- WHAT YOU NEED TO DO -
Reproduce, character for character, the lines below from the first through the one with "6.85e-4, 7.05e-4, 6.77e-4];". Leave pictures out.
● ● ● ●
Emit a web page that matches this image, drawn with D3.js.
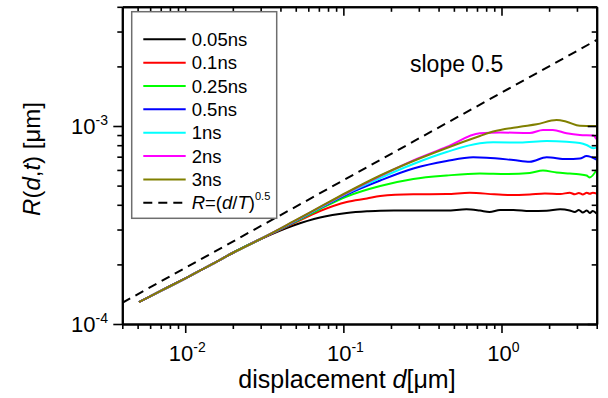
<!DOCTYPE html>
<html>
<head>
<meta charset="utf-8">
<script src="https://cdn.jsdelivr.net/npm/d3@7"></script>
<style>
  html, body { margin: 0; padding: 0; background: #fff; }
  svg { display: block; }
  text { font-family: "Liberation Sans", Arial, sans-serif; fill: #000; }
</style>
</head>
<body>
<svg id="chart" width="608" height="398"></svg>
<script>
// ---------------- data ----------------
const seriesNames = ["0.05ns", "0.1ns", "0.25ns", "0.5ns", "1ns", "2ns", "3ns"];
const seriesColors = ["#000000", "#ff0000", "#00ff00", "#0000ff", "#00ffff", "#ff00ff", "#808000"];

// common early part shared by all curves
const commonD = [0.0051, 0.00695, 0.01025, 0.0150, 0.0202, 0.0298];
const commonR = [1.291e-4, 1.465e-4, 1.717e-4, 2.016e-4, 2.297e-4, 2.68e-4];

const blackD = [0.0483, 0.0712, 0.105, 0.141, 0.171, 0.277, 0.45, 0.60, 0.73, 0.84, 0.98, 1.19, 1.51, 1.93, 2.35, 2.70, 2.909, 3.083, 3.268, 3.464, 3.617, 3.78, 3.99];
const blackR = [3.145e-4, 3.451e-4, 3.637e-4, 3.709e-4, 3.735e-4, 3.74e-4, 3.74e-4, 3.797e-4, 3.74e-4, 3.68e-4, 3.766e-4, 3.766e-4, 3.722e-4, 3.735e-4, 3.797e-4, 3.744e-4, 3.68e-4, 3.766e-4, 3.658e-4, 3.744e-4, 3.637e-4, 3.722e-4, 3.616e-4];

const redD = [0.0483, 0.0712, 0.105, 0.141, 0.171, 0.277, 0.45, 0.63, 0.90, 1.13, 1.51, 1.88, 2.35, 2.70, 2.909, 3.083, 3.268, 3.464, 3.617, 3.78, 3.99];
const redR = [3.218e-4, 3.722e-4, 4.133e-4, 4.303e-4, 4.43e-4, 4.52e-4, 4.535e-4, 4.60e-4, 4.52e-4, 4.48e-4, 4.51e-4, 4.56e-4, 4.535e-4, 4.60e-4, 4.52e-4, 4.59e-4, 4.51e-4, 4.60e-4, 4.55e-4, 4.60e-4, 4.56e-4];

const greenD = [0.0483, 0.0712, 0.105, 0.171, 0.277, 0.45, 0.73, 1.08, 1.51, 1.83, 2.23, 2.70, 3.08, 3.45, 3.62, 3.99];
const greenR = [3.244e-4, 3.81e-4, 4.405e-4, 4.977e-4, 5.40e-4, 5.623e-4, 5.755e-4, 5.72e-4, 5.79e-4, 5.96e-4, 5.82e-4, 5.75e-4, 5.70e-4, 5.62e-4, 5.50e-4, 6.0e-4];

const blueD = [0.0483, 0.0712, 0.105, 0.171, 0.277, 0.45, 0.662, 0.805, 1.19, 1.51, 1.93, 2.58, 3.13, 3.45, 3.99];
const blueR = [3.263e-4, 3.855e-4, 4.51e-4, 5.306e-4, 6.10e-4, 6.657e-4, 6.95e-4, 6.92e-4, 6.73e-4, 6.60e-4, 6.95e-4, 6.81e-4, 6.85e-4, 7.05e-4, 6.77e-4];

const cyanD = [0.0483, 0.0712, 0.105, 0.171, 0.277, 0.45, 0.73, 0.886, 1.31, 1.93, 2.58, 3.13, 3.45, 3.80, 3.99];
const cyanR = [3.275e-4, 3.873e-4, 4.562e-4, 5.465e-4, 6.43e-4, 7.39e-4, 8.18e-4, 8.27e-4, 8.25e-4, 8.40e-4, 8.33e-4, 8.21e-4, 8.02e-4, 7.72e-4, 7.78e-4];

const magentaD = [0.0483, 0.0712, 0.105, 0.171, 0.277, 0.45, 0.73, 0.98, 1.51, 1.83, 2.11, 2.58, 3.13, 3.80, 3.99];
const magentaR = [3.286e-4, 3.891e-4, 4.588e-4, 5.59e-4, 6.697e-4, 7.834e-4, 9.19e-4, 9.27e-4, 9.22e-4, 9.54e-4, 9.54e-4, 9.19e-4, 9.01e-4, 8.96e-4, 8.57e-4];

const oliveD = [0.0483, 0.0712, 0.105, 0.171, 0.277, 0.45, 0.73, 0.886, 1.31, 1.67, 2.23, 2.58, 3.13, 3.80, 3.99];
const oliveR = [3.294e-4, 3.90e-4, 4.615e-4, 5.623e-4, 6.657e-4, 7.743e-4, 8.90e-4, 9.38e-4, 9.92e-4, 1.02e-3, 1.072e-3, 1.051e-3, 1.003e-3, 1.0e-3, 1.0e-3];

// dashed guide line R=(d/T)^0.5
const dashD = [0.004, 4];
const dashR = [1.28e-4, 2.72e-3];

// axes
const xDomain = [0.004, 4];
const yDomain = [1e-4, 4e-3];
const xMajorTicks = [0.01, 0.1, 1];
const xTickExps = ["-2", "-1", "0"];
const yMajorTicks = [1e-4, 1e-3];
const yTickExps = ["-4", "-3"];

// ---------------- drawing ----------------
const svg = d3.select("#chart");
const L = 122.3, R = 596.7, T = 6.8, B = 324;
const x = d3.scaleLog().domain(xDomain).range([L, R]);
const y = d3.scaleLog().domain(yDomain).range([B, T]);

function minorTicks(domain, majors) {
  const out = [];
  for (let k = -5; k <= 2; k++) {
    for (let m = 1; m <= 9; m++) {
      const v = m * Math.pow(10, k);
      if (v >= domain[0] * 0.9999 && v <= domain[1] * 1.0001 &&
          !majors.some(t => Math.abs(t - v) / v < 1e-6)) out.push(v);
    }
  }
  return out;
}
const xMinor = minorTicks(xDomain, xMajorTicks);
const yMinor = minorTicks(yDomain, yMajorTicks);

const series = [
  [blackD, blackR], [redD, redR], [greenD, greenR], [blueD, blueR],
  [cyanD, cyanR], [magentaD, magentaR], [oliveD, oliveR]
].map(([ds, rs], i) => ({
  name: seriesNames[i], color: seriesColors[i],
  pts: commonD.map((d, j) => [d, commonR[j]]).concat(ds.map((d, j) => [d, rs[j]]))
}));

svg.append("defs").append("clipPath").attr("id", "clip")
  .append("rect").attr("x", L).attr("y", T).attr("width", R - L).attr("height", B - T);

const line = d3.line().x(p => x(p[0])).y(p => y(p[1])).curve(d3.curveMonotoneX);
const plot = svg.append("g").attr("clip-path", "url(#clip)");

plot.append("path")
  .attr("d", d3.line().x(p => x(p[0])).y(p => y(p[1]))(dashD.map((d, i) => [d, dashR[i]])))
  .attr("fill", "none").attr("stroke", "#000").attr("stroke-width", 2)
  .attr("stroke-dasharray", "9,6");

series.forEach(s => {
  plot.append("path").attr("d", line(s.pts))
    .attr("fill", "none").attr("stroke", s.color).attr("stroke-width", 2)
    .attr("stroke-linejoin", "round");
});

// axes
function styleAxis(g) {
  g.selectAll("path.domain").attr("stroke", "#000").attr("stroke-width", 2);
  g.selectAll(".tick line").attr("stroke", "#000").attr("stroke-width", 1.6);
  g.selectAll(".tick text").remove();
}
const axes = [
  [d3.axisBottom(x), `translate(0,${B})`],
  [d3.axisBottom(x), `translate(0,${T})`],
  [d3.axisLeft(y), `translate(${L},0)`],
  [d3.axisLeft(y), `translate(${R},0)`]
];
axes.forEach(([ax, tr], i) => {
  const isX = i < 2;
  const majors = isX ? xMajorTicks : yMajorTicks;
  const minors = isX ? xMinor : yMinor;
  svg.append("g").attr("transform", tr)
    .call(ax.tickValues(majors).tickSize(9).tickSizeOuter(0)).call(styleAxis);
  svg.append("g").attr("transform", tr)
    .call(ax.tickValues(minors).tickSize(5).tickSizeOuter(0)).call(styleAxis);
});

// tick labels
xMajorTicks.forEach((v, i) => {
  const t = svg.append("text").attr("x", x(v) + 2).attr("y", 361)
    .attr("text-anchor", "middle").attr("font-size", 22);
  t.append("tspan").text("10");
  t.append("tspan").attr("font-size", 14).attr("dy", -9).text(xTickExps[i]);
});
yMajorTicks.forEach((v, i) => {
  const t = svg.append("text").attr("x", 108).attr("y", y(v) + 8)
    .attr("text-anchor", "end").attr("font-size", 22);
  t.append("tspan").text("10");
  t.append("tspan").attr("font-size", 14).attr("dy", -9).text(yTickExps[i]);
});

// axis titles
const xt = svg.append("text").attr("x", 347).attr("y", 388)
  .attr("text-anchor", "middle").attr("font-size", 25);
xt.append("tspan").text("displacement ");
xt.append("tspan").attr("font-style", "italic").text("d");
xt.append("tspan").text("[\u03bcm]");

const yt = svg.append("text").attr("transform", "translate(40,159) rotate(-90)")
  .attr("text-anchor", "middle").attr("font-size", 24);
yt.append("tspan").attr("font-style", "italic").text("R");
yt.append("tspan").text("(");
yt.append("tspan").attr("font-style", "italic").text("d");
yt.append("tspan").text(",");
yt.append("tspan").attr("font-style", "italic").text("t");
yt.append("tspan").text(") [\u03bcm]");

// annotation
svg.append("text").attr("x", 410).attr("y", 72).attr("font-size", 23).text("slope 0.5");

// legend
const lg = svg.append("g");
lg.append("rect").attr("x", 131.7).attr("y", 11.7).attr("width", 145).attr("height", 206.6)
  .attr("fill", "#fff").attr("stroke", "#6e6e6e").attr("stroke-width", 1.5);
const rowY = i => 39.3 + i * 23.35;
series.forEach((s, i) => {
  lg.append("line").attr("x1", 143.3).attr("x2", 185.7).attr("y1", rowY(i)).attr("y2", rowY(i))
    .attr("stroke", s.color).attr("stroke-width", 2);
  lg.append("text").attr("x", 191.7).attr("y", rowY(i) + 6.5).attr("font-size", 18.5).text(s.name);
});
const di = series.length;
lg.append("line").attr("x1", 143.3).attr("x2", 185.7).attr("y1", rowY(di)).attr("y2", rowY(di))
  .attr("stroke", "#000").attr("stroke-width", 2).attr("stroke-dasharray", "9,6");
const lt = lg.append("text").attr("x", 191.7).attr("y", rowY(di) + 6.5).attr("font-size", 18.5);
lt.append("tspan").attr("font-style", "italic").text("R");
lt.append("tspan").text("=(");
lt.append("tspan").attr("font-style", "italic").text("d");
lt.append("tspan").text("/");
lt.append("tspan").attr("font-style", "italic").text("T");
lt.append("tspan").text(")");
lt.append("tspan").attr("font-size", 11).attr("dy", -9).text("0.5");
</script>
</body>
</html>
● ● ● ●
- RESPONSE FOR THIS EXERCISE -
Emit a web page that matches this image, drawn with D3.js.
<!DOCTYPE html>
<html>
<head>
<meta charset="utf-8">
<script src="https://cdn.jsdelivr.net/npm/d3@7"></script>
<style>
  html, body { margin: 0; padding: 0; background: #fff; }
  svg { display: block; }
  text { font-family: "Liberation Sans", Arial, sans-serif; fill: #000; }
</style>
</head>
<body>
<svg id="chart" width="608" height="398"></svg>
<script>
// ---------------- data ----------------
const seriesNames = ["0.05ns", "0.1ns", "0.25ns", "0.5ns", "1ns", "2ns", "3ns"];
const seriesColors = ["#000000", "#ff0000", "#00ff00", "#0000ff", "#00ffff", "#ff00ff", "#808000"];

// common early part shared by all curves
const commonD = [0.0051, 0.00695, 0.01025, 0.0150, 0.0202, 0.0298];
const commonR = [1.291e-4, 1.465e-4, 1.717e-4, 2.016e-4, 2.297e-4, 2.68e-4];

const blackD = [0.0483, 0.0712, 0.105, 0.141, 0.171, 0.277, 0.45, 0.60, 0.73, 0.84, 0.98, 1.19, 1.51, 1.93, 2.35, 2.70, 2.909, 3.083, 3.268, 3.464, 3.617, 3.78, 3.99];
const blackR = [3.145e-4, 3.451e-4, 3.637e-4, 3.709e-4, 3.735e-4, 3.74e-4, 3.74e-4, 3.797e-4, 3.74e-4, 3.68e-4, 3.766e-4, 3.766e-4, 3.722e-4, 3.735e-4, 3.797e-4, 3.744e-4, 3.68e-4, 3.766e-4, 3.658e-4, 3.744e-4, 3.637e-4, 3.722e-4, 3.616e-4];

const redD = [0.0483, 0.0712, 0.105, 0.141, 0.171, 0.277, 0.45, 0.63, 0.90, 1.13, 1.51, 1.88, 2.35, 2.70, 2.909, 3.083, 3.268, 3.464, 3.617, 3.78, 3.99];
const redR = [3.218e-4, 3.722e-4, 4.133e-4, 4.303e-4, 4.43e-4, 4.52e-4, 4.535e-4, 4.60e-4, 4.52e-4, 4.48e-4, 4.51e-4, 4.56e-4, 4.535e-4, 4.60e-4, 4.52e-4, 4.59e-4, 4.51e-4, 4.60e-4, 4.55e-4, 4.60e-4, 4.56e-4];

const greenD = [0.0483, 0.0712, 0.105, 0.171, 0.277, 0.45, 0.73, 1.08, 1.51, 1.83, 2.23, 2.70, 3.08, 3.45, 3.62, 3.99];
const greenR = [3.244e-4, 3.81e-4, 4.405e-4, 4.977e-4, 5.40e-4, 5.623e-4, 5.755e-4, 5.72e-4, 5.79e-4, 5.96e-4, 5.82e-4, 5.75e-4, 5.70e-4, 5.62e-4, 5.50e-4, 6.0e-4];

const blueD = [0.0483, 0.0712, 0.105, 0.171, 0.277, 0.45, 0.662, 0.805, 1.19, 1.51, 1.93, 2.58, 3.13, 3.45, 3.99];
const blueR = [3.263e-4, 3.855e-4, 4.51e-4, 5.306e-4, 6.10e-4, 6.657e-4, 6.95e-4, 6.92e-4, 6.73e-4, 6.60e-4, 6.95e-4, 6.81e-4, 6.85e-4, 7.05e-4, 6.77e-4];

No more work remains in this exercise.